#### WHAT YOU WILL DO:
Begin with the line containing "Give me the Altair source for this chart." and end with the line containing "yscale = alt.Scale(domain=[-5, 25], nice=False, zero=False)". Give those lines again exactly, leaving out the images.

#### SUPPLIED MATERIAL:

(begin)

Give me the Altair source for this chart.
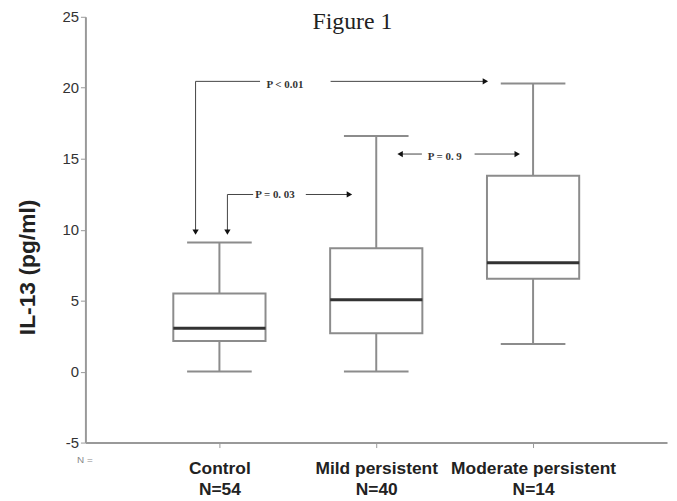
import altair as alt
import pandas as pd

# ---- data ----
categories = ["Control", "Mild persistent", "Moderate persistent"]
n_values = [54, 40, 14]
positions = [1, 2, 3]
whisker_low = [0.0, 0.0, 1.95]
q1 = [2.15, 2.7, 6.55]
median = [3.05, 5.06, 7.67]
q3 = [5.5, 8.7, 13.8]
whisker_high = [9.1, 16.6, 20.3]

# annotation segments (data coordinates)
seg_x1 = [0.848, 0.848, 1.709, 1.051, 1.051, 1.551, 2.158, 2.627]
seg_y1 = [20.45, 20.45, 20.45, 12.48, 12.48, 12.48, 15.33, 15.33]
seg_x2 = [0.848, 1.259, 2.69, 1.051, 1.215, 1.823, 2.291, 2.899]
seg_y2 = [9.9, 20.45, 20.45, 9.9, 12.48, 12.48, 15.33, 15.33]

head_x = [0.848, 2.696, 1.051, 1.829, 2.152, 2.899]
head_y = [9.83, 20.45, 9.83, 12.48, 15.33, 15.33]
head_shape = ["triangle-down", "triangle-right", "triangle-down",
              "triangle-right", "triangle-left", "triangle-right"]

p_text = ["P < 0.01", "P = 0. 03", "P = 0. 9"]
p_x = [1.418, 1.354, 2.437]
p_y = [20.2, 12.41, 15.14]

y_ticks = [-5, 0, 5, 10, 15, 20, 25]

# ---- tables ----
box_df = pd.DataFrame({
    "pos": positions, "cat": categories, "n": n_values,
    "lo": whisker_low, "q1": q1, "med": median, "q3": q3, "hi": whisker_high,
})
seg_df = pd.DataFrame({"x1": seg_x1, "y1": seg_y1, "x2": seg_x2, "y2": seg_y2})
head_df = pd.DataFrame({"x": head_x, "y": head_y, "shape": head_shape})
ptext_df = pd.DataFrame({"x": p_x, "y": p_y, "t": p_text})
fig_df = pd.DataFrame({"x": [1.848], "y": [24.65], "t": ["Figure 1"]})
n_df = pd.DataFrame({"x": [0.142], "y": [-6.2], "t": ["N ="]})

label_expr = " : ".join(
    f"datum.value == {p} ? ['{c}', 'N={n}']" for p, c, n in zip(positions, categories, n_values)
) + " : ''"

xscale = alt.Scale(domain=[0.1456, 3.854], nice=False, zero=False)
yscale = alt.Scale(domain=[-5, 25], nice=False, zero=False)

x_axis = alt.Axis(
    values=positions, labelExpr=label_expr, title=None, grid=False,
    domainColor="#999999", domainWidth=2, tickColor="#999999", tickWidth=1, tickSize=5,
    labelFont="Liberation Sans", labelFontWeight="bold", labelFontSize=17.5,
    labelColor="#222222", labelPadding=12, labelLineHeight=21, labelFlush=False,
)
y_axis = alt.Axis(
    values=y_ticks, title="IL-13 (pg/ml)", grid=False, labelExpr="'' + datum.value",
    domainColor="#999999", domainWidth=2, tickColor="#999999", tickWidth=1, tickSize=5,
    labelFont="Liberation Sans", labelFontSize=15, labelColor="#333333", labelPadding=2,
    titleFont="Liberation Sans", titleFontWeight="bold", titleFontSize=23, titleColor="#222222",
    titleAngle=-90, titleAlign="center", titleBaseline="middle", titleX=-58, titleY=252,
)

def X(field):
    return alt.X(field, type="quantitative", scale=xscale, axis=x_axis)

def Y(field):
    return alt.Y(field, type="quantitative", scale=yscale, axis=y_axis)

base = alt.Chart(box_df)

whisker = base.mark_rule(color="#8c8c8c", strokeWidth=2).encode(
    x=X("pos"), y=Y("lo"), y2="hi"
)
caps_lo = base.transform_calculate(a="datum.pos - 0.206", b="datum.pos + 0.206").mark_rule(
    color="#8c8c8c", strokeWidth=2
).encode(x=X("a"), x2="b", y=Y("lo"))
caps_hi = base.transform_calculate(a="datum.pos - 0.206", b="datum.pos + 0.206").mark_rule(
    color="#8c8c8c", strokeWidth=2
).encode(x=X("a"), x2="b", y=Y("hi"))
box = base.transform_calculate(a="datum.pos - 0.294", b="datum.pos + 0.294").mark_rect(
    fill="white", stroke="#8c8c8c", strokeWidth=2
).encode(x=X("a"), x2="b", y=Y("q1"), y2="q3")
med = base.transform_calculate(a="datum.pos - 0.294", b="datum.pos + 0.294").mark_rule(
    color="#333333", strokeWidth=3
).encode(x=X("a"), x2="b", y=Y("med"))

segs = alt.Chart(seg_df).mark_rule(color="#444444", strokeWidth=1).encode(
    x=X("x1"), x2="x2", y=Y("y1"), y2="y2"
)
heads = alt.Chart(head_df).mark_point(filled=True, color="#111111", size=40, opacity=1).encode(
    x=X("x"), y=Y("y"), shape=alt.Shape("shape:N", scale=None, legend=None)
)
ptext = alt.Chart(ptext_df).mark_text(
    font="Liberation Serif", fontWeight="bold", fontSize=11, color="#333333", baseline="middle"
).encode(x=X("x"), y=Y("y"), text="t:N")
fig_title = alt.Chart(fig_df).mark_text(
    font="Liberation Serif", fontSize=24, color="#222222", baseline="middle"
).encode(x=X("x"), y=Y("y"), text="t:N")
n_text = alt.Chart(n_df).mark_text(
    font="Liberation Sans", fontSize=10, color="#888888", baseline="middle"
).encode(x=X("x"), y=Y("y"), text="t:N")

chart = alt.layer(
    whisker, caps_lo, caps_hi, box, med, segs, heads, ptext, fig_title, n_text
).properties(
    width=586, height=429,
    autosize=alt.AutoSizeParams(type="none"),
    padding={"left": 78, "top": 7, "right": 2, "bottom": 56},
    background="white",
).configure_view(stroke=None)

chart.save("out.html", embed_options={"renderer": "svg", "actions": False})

(end)
(begin)

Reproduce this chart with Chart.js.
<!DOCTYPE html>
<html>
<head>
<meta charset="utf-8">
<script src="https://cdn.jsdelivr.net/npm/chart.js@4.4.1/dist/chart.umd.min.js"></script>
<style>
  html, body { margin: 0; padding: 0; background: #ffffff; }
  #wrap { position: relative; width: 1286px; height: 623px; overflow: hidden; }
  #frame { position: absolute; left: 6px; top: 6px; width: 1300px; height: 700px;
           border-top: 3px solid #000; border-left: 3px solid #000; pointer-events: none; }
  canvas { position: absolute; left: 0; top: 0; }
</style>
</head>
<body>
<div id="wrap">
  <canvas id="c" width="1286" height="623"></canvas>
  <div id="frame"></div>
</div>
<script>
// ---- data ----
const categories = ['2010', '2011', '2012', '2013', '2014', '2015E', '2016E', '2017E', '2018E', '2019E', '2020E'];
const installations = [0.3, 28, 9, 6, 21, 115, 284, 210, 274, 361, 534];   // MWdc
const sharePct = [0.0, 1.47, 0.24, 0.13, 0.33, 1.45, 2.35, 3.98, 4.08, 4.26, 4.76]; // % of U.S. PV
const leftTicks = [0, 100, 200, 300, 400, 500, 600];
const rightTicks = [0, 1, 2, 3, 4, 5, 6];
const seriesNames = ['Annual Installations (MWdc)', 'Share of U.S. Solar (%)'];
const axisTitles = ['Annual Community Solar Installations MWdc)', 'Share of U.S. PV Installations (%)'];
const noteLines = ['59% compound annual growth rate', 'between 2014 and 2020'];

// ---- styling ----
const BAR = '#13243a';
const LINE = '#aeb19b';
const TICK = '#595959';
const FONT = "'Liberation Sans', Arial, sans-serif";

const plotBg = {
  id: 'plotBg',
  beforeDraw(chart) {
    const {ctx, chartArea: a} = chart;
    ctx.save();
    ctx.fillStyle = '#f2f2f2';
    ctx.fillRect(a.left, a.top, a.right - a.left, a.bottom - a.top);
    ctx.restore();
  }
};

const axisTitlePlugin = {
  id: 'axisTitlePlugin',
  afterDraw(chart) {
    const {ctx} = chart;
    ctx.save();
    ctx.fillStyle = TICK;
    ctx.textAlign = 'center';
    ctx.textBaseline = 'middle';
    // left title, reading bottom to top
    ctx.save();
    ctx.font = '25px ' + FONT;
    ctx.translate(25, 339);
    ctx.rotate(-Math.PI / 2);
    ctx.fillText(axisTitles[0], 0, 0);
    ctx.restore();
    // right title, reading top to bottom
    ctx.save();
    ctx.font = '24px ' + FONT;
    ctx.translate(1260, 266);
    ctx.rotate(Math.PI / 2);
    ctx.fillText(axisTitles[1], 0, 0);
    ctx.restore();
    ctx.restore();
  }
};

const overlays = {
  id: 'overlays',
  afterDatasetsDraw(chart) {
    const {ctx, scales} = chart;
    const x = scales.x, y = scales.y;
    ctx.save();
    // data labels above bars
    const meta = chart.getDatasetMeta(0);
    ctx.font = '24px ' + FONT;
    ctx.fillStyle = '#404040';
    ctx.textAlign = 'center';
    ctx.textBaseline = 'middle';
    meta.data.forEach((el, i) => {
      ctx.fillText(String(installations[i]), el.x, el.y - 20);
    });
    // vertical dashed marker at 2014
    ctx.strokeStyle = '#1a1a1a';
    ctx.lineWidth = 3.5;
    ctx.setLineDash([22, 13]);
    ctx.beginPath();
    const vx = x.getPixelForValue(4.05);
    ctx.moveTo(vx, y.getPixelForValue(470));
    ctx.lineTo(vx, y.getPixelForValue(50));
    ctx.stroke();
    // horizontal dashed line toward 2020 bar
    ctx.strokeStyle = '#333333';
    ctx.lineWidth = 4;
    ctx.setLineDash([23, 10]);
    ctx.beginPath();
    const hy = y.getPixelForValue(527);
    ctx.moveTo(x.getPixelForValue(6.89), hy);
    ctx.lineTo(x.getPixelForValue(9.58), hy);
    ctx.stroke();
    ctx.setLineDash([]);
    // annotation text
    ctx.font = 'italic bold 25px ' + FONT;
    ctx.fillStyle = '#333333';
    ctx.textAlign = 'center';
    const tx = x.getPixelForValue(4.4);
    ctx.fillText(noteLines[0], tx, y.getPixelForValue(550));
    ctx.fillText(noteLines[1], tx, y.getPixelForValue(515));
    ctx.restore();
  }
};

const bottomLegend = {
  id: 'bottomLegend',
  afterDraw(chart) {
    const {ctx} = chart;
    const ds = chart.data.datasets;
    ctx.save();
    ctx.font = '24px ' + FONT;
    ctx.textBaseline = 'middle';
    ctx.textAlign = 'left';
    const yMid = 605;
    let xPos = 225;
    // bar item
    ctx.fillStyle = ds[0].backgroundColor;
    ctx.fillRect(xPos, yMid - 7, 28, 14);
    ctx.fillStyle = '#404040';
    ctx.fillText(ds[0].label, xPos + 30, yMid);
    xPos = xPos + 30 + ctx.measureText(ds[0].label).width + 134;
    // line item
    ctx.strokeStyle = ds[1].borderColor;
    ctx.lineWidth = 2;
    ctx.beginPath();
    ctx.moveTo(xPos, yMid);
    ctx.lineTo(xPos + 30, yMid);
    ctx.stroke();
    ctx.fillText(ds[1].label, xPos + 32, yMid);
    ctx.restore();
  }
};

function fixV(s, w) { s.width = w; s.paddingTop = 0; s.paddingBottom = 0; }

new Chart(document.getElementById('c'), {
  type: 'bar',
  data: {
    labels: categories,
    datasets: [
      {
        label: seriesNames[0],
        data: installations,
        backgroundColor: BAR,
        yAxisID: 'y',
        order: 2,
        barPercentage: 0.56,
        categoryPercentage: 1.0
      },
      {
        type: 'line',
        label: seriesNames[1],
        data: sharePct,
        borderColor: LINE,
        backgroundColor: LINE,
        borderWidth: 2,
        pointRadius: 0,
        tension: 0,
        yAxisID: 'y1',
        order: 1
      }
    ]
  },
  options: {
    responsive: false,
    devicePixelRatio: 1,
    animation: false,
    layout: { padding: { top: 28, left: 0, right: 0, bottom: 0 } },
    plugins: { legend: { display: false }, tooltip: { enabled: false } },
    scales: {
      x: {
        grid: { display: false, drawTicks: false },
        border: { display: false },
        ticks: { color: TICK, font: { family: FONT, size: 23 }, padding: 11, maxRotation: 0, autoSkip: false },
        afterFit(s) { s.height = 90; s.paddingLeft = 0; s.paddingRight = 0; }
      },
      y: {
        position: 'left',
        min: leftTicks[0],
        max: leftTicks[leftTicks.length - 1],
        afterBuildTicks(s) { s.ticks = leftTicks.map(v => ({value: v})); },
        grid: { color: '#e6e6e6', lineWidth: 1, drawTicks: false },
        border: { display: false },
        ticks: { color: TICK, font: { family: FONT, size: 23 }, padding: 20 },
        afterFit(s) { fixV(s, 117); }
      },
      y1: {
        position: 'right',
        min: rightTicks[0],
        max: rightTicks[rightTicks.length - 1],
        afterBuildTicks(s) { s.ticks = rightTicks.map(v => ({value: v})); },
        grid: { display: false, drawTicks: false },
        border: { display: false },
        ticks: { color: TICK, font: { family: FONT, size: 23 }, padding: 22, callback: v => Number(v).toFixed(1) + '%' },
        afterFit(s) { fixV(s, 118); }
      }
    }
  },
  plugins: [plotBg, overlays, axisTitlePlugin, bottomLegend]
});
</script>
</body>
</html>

(end)
(begin)

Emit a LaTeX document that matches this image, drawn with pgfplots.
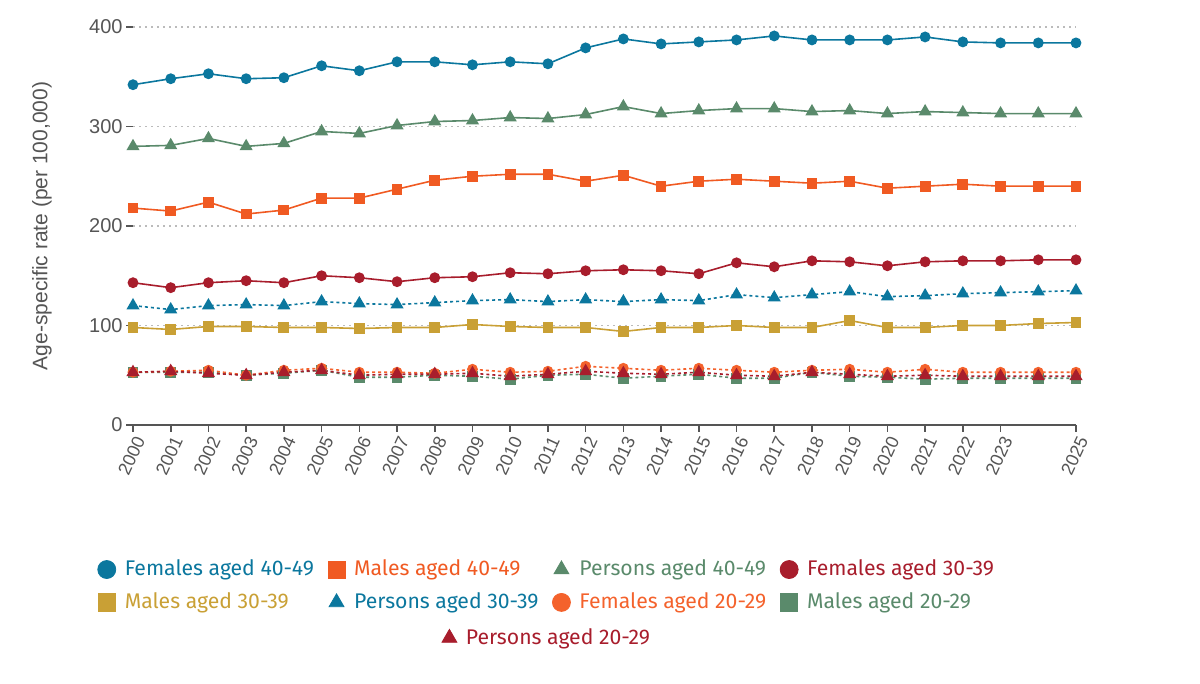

(end)

#### EXERCISE RESPONSE:
Give me the Altair source for this chart.
import altair as alt
import pandas as pd

# ---- data ----
categories = ["Control", "Mild persistent", "Moderate persistent"]
n_values = [54, 40, 14]
positions = [1, 2, 3]
whisker_low = [0.0, 0.0, 1.95]
q1 = [2.15, 2.7, 6.55]
median = [3.05, 5.06, 7.67]
q3 = [5.5, 8.7, 13.8]
whisker_high = [9.1, 16.6, 20.3]

# annotation segments (data coordinates)
seg_x1 = [0.848, 0.848, 1.709, 1.051, 1.051, 1.551, 2.158, 2.627]
seg_y1 = [20.45, 20.45, 20.45, 12.48, 12.48, 12.48, 15.33, 15.33]
seg_x2 = [0.848, 1.259, 2.69, 1.051, 1.215, 1.823, 2.291, 2.899]
seg_y2 = [9.9, 20.45, 20.45, 9.9, 12.48, 12.48, 15.33, 15.33]

head_x = [0.848, 2.696, 1.051, 1.829, 2.152, 2.899]
head_y = [9.83, 20.45, 9.83, 12.48, 15.33, 15.33]
head_shape = ["triangle-down", "triangle-right", "triangle-down",
              "triangle-right", "triangle-left", "triangle-right"]

p_text = ["P < 0.01", "P = 0. 03", "P = 0. 9"]
p_x = [1.418, 1.354, 2.437]
p_y = [20.2, 12.41, 15.14]

y_ticks = [-5, 0, 5, 10, 15, 20, 25]

# ---- tables ----
box_df = pd.DataFrame({
    "pos": positions, "cat": categories, "n": n_values,
    "lo": whisker_low, "q1": q1, "med": median, "q3": q3, "hi": whisker_high,
})
seg_df = pd.DataFrame({"x1": seg_x1, "y1": seg_y1, "x2": seg_x2, "y2": seg_y2})
head_df = pd.DataFrame({"x": head_x, "y": head_y, "shape": head_shape})
ptext_df = pd.DataFrame({"x": p_x, "y": p_y, "t": p_text})
fig_df = pd.DataFrame({"x": [1.848], "y": [24.65], "t": ["Figure 1"]})
n_df = pd.DataFrame({"x": [0.142], "y": [-6.2], "t": ["N ="]})

label_expr = " : ".join(
    f"datum.value == {p} ? ['{c}', 'N={n}']" for p, c, n in zip(positions, categories, n_values)
) + " : ''"

xscale = alt.Scale(domain=[0.1456, 3.854], nice=False, zero=False)
yscale = alt.Scale(domain=[-5, 25], nice=False, zero=False)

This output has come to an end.